Labour leadership contender Ed Miliband has said he would demand the resignation of Nick Clegg before forming a coalition with the Lib Dems.
Mr Miliband told the New Statesman that the deputy prime minister's support for the government's spending cuts would make it "pretty hard" to work with him.
The comments come after Lib Dem deputy leader Simon Hughes said a coalition with Labour was "still on the agenda".
Mr Miliband is one of five candidates to become Labour leader.
He told the New Statesman the party should not focus its efforts on appealing to Tory-supporting newspapers in an effort to attract voters.
Mr Miliband, the shadow energy secretary, said: "We have got to get out of a paradigm, defined by the right-wing press, which says that if you talk about Labour values and talk about what you believe, then somehow we are not going to win."
But he added: "You want as many people supporting you as possible."
Mr Miliband, whose campaign has concentrated on appealing to the party's grassroots and trade unionists, said of his apparent lack of support among the shadow cabinet: "Well, I don't have the backing of the New Labour establishment, that's true... I am not their candidate."
He also said: "I think as a party, we do need to draw a line under Iraq. But I think that's hard if you are saying the war was the right thing to do."

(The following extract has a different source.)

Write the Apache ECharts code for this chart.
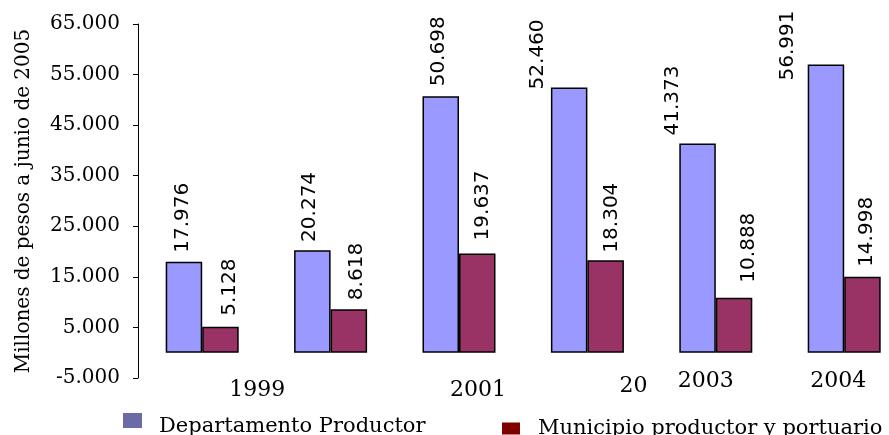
<!DOCTYPE html>
<html>
<head>
<meta charset="utf-8">
<script src="https://cdn.jsdelivr.net/npm/echarts@6/dist/echarts.min.js"></script>
<style>
  html, body { margin: 0; padding: 0; background: #fff; }
  #chart { width: 889px; height: 435px; }
</style>
</head>
<body>
<div id="chart"></div>
<script>
// ---- data ----
const categories = ['1999', '2000', '2001', '2002', '2003', '2004'];
const xTickLabels = ['1999', '', '2001', '20', '2003', '2004'];
const seriesNames = ['Departamento Productor', 'Municipio productor y portuario'];
const departamento = [17976, 20274, 50698, 52460, 41373, 56991];
const municipio = [5128, 8618, 19637, 18304, 10888, 14998];
const yMin = -5000, yMax = 65000, yStep = 10000;
const yAxisTitle = 'Millones de pesos a junio de 2005';

// ---- layout tweaks (not data): screen offsets [dx, dy] ----
const xLabelShift = [[55, 9], [0, 0], [19, 9], [46, 5], [-10, 0], [-6, 0]];
const depLabelOffset = [[-1.5, 1], [-2.5, 1.7], [-2, 0], [-31, 12], [-24.5, 2], [-38.5, 26]];
const munLabelOffset = [[9.5, -1], [7.5, 1], [6, -3], [6.5, 2.5], [15, -5], [4.5, 0]];

function fmt(v) {
  const s = Math.abs(v).toString().replace(/\B(?=(\d{3})+(?!\d))/g, '.');
  return (v < 0 ? '-' : '') + s;
}

const rich = {};
xLabelShift.forEach((s, i) => {
  const dx = s[0], dy = s[1];
  rich['l' + i] = {
    fontFamily: 'DejaVu Serif', fontSize: 22, color: '#000',
    padding: [dy, dx < 0 ? -2 * dx : 0, 0, dx > 0 ? 2 * dx : 0]
  };
});

// label is rotated 90deg, so its offset is in rotated coordinates: [-dy, dx]
function barData(vals, offs) {
  return vals.map((v, i) => ({ value: v, label: { offset: [-offs[i][1], offs[i][0]] } }));
}

const labelBase = {
  show: true, position: 'top', rotate: 90, align: 'left', verticalAlign: 'middle',
  distance: 10, fontFamily: 'DejaVu Sans', fontSize: 20, color: '#000',
  formatter: p => fmt(p.value)
};

const chart = echarts.init(document.getElementById('chart'), null, { renderer: 'canvas' });
chart.setOption({
  animation: false,
  backgroundColor: '#fff',
  grid: { left: 138, width: 770.4, top: 24, height: 354, containLabel: false, outerBoundsMode: 'none' },
  legend: [
    // blue marker only
    {
      left: 123, top: 413, padding: 0, itemWidth: 19, itemHeight: 15, icon: 'rect',
      data: [{ name: seriesNames[0], itemStyle: { color: '#6B6BA8', borderWidth: 0 } }],
      formatter: () => '',
      textStyle: { fontSize: 1, lineHeight: 1 }
    },
    // blue text only
    {
      left: 154, top: 416, padding: 0, itemWidth: 0, itemHeight: 1, icon: 'rect',
      data: [{ name: seriesNames[0], itemStyle: { opacity: 0, borderWidth: 0 } }],
      textStyle: { fontFamily: 'DejaVu Serif', fontSize: 21, color: '#000' }
    },
    {
      left: 502, top: 418, padding: 0, itemWidth: 18, itemHeight: 12, icon: 'rect',
      data: [{ name: seriesNames[1], itemStyle: { color: '#800000', borderWidth: 0 } }],
      textStyle: { fontFamily: 'DejaVu Serif', fontSize: 21, color: '#000', padding: [0, 0, 4, 13] }
    }
  ],
  xAxis: {
    type: 'category', data: categories,
    axisLine: { show: false, onZero: false },
    axisTick: { show: false },
    splitLine: { show: false },
    axisLabel: {
      interval: 0, margin: -8, hideOverlap: false,
      formatter: (v, i) => '{l' + i + '|' + xTickLabels[i] + '}',
      rich: rich
    }
  },
  yAxis: {
    type: 'value', min: yMin, max: yMax, interval: yStep,
    name: yAxisTitle, nameLocation: 'middle', nameGap: 104, nameRotate: 90,
    nameTextStyle: { fontFamily: 'DejaVu Serif', fontSize: 20, color: '#000' },
    axisLine: { show: true, lineStyle: { color: '#000', width: 1 } },
    axisTick: { show: true, length: 5, lineStyle: { color: '#000' } },
    splitLine: { show: false },
    axisLabel: { margin: 18, fontFamily: 'DejaVu Serif', fontSize: 20, color: '#000', formatter: fmt }
  },
  series: [
    {
      name: seriesNames[0], type: 'bar', barWidth: 36.5, barGap: '0%',
      itemStyle: { color: '#9999FF', borderColor: '#000', borderWidth: 1.5 },
      label: labelBase,
      data: barData(departamento, depLabelOffset)
    },
    {
      name: seriesNames[1], type: 'bar', barWidth: 36.5, barGap: '0%',
      itemStyle: { color: '#993366', borderColor: '#000', borderWidth: 1.5 },
      label: labelBase,
      data: barData(municipio, munLabelOffset)
    }
  ]
});
</script>
</body>
</html>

Mr Hughes, seen as being to the left of the Lib Dem leadership, told the BBC earlier that a coalition between his party and Labour could be "still on the agenda" following the next general election, which is scheduled for 2015.
But Mr Miliband, asked about what he would do in the event of a hung parliament, said of Mr Clegg: "Given what he is supporting, I think it is pretty hard to go into coalition with him."
Labour leadership rival Ed Balls, the shadow education secretary, was more ambiguous about whether he would work with Mr Clegg when quizzed about it on the BBC News Channel.
He said: "If there's a hung parliament, you have to work with the Liberal Democrats.
"Whether Nick Clegg is today truly a Liberal Democrat, in a way that Liberal Democrats would recognise, I don't know."
Several senior Labour figures, including former Health Secretary Alan Milburn, ex-social security minister Frank Field and former Defence Secretary Lord Hutton have agreed to advise the Tory-Lib Dem coalition on policy - a move which has seen them denounced as "traitors" and "collaborators" by other senior figures, including Lord Prescott.
Voting for the next Labour leader is under way, with the winner being announced on the first day of the party's conference in Manchester on 25 September.
The other candidates are Diane Abbott, Andy Burnham and David Miliband, who remains the favourite at the bookmakers to win the contest, now seen by most pundits as a two-horse race between the Miliband brothers.
In an e-mail to party supporters on Tuesday, Ed Miliband said he was "within touching distance" of winning the race to succeed Gordon Brown.
But the message - aimed at rallying his backers as the campaign enters its "final crucial weeks" - was sent out just minutes before an interview with BBC Radio 4's PM programme in which Mr Miliband said he did not know whether he would win the contest.
He told PM: "I have quite a simple view about this election which is I am going to say what I think and let the chips fall where they may."